Hören Sie auch das Interview mit dem Filmemacher Guido Weihermüller zu seinem Film "Die Norm - Ist Dabeisein wirklich alles?".
Dabeisein ist keineswegs alles
"Dabei sein ist alles" - das ist heute eher die Ausnahme, zumal in Bezug auf die Olympischen Spiele. Im Zeitalter der Doping-Epidemien, restlosen Kommerzialisierung und zynischen Politisierung ginge es vielmehr um Leistung und Rekordsucht, so Arno Orzessek.
Wer über die romantische Sentenz "Dabei sein ist alles" reden will, der darf vom offiziellen olympischen Motto nicht schweigen: "Citius, altius, fortius" – schneller, höher, stärker.
Zur Erinnerung: Als Pierre de Coubertin 1896 die ersten Spiele der Moderne initiierte, hielt er beides für vereinbar: das Leistungsstreben der Athleten und ihre Prägung durch den Geist des Festes.
Der französische Pädagoge überhöhte den Sport zur "Muskelreligion", nannte die Sportler "Priester" und verfolgte allerlei moralische Vervollkommnungsabsichten. Genauso jedoch wollte er forschen Wettkampf sehen, Sieger und Rekorde.
Heute, im Zeitalter der Doping-Epidemien, der restlosen Kommerzialisierung, der zynischen Politisierung, lebt der alte Leistungsgedanke fort, die Rekordsucht hält an.
Als moralische Erziehungsanstalt aber haben sich die Spiele seit Coubertin kaum je bewährt und sind nicht erst seit Putins Staatsdoping-Farce in Sotchi 2014 völlig auf den Hund gekommen.
Gleichwohl weht durch die Ruinen der Ideale bisweilen noch ein besonderer Geist.
Max Planer, in Rio mit dem Ruder-Vierer Letzter des B-Finals, stellte klar: "In Deutschland zählen nur Medaillen. Für mich ist aber die Erfahrung das Wichtigste."

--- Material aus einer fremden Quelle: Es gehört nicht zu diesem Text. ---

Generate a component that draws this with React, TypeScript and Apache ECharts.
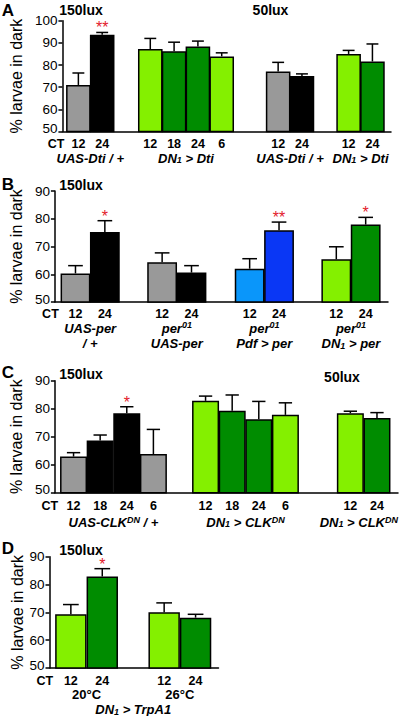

Der Basketballer Dirk Nowitzki, Fahnenträger in Peking 2008, wäre für Rio sogar vom Rücktritt zurückgetreten, hätte sich das Team nur qualifiziert. Obwohl ohne echte Medaillen-Chance, wünschte sich der NBA-Star, noch einmal dabei zu sein – ausdrücklich um des Spirits willen.
Magdalena Neuner: "Ich bin fertig mit Olympia"
Sportsfreunden alter Schule mag bei solchen Bekenntnissen das Herz hüpfen.
Allein, hier handelt es sich um höchst individuelle Dates mit dem ominösen olympischen Geist. Das IOC hat nichts gegen gutes Feeling auf Seiten der Athleten, vermarktet die Spiele als globale Handelsware jedoch völlig unabhängig davon.
Unvergessen Magdalena Neuner, Doppel-Olympiasiegerin in Vancouver 2010. Restlos genervt vom Herumgeschubse stöhnte sie: "Ich bin fertig mit Olympia." Ihr war der Geist nicht erschienen.
Die Sportförderung würde sich lächerlich machen, verteilte sie ihre Stipendien nach der Maxime "Dabei sein ist alles". Merkmale, die das rechtfertigen könnten, fehlen den Spielen.
Und beim bloßen Dabeisein dabei zu sein, das reicht auf Dauer auch nur den wenigsten Fernsehzuschauern – zumal in der verwöhnten Sportnation Deutschland.
Spitzensport-Förderung zielt auf Medaillen
Dass Robert Harting und andere mehr Geld für hiesige Olympioniken, erst recht für Medaillen-Gewinner fordern, ist darum nicht frech, sondern im Rahmen der Unterhaltungsindustrie Sport völlig konsequent...
Und die Pläne zur Spitzensport-Förderung, die Bundesinnenminister de Mazière jüngst vorgestellt hat, zielen genau darauf: auf Medaillen. Die Zwickmühle dabei: Potenzielle Sieger profitieren, während diejenigen, die sich diesen Status erst erarbeiten müssen, umso weniger Mittel dazu erhalten.
Aber nun. Der Wettkampf der Maximen ist entschieden: "Dabei sein ist alles" hat verloren, "Schneller, höher, stärker" hat gewonnen – und das kostet.
Seltsam nur, wie oft immer noch vom Verlierer gesprochen wird.